Madaya and Zabadani, near Damascus, have been encircled by regime forces while Foua and Kafraya in the northwest have been besieged by hardline rebels.

We are on the ground, engaging in dialogue with will all sides of conflicts for a very simple reason: to ensure humanitarian aid to the people who need our help whether that is in Syria's Aleppo, East Ghouta, Hama, Yemen's Taiz or Iraq's Mosul

Rebels have sought to link the fate of the four towns, demanding that aid destined for the two loyalist towns must also go to the two opposition-held towns.

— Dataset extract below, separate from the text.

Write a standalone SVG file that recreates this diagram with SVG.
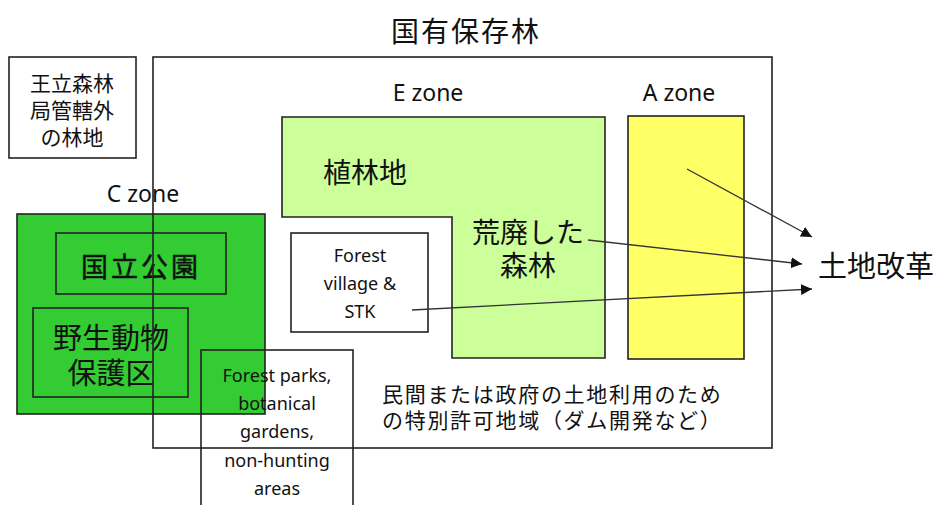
<svg xmlns="http://www.w3.org/2000/svg" width="937" height="505" viewBox="0 0 937 505">
<style>
.box{fill:none;stroke:#222;stroke-width:1.6}
.jp{font-family:"Noto Sans CJK JP","Noto Sans",sans-serif;fill:#111}
.en{font-family:"Noto Sans","Liberation Sans",sans-serif;fill:#111}
.c{text-anchor:middle}
.conn{stroke:#333;stroke-width:1.3;fill:none;marker-end:url(#ah)}
</style>
<defs>
<marker id="ah" viewBox="0 0 10 10" refX="10" refY="5" markerWidth="11" markerHeight="11" markerUnits="userSpaceOnUse" orient="auto">
<path d="M0,0 L10,5 L0,10 z" fill="#111"/>
</marker>
</defs>
<rect width="937" height="505" fill="#fff"/>
<g id="title"><text class="jp c" x="466" y="42" font-size="28" letter-spacing="2">国有保存林</text></g>
<g id="royal-outside">
<rect class="box" x="9" y="57" width="127" height="101" fill="#fff"/>
<text class="jp c" x="72" y="91" font-size="21">王立森林</text>
<text class="jp c" x="72" y="118" font-size="21">局管轄外</text>
<text class="jp c" x="72" y="145" font-size="21">の林地</text>
</g>
<g id="c-zone">
<rect x="17" y="214" width="248" height="200" fill="#33cc33" stroke="#222" stroke-width="1.6"/>
<text class="en c" x="143" y="202" font-size="23">C zone</text>
</g>
<g id="national-park">
<rect class="box" x="56" y="233" width="170" height="61"/>
<text class="jp c" x="141" y="277" font-size="27" letter-spacing="3" stroke="#111" stroke-width="0.5">国立公園</text>
</g>
<g id="wildlife">
<rect class="box" x="33" y="308" width="155" height="89"/>
<text class="jp c" x="111" y="349" font-size="29">野生動物</text>
<text class="jp c" x="111" y="384" font-size="29">保護区</text>
</g>
<g id="e-zone">
<path d="M282,117 H605 V358 H452 V217 H282 Z" fill="#ccff99" stroke="#222" stroke-width="1.6"/>
<text class="en c" x="428" y="101" font-size="23">E zone</text>
<text class="jp" x="323" y="183" font-size="28">植林地</text>
<text class="jp c" x="528" y="243" font-size="28">荒廃した</text>
<text class="jp c" x="528" y="276" font-size="28">森林</text>
</g>
<g id="a-zone">
<rect x="628" y="116" width="116" height="243" fill="#ffff66" stroke="#222" stroke-width="1.6"/>
<text class="en c" x="679" y="101" font-size="23">A zone</text>
</g>
<g id="forest-village">
<rect class="box" x="291" y="233" width="137" height="99" fill="#fff"/>
<text class="en c" x="360" y="262" font-size="18">Forest</text>
<text class="en c" x="360" y="290" font-size="18">village &amp;</text>
<text class="en c" x="360" y="318" font-size="18">STK</text>
</g>
<g id="forest-parks">
<rect class="box" x="201" y="350" width="152" height="170"/>
<text class="en c" x="277" y="382" font-size="18">Forest parks,</text>
<text class="en c" x="277" y="410" font-size="18">botanical</text>
<text class="en c" x="277" y="438" font-size="18">gardens,</text>
<text class="en c" x="277" y="467" font-size="18">non-hunting</text>
<text class="en c" x="277" y="495" font-size="18">areas</text>
</g>
<g id="reserved-forest">
<rect class="box" x="153" y="57" width="619" height="391"/>
<text class="jp" x="382" y="402" font-size="21" letter-spacing="1.7">民間または政府の土地利用のため</text>
<text class="jp" x="382" y="428" font-size="21" letter-spacing="1.7">の特別許可地域（ダム開発など）</text>
</g>
<g id="land-reform">
<text class="jp" x="818" y="277" font-size="29">土地改革</text>
</g>
<g id="connectors">
<line class="conn" x1="687" y1="169" x2="812" y2="237"/>
<line class="conn" x1="588" y1="240" x2="802" y2="264"/>
<line class="conn" x1="412" y1="310" x2="812" y2="289"/>
</g>
</svg>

Evacuations and aid deliveries in these four besieged areas have taken place side by side in April, August and September.

Mardini also stressed that the Red Cross' main goal was to help people based on the urgency of their needs regardless of regional politics.

"We are on the ground, engaging in dialogue with will all sides of conflicts for a very simple reason: to ensure humanitarian aid to the people who need our help whether that is in Syria's Aleppo, East Ghouta, Hama, Yemen's Taiz or Iraq's Mosul.

"We have one goal and our 150 years of experience in conflict zones has proven that communication with all sides of conflicts is the only way to gain the acceptance of all sides."

He added that in spite of all horrors shown in the news and on social media of war zones the Red Cross has managed to cross the front lines of battle more than 50 times to deliver aid to besieged civilians.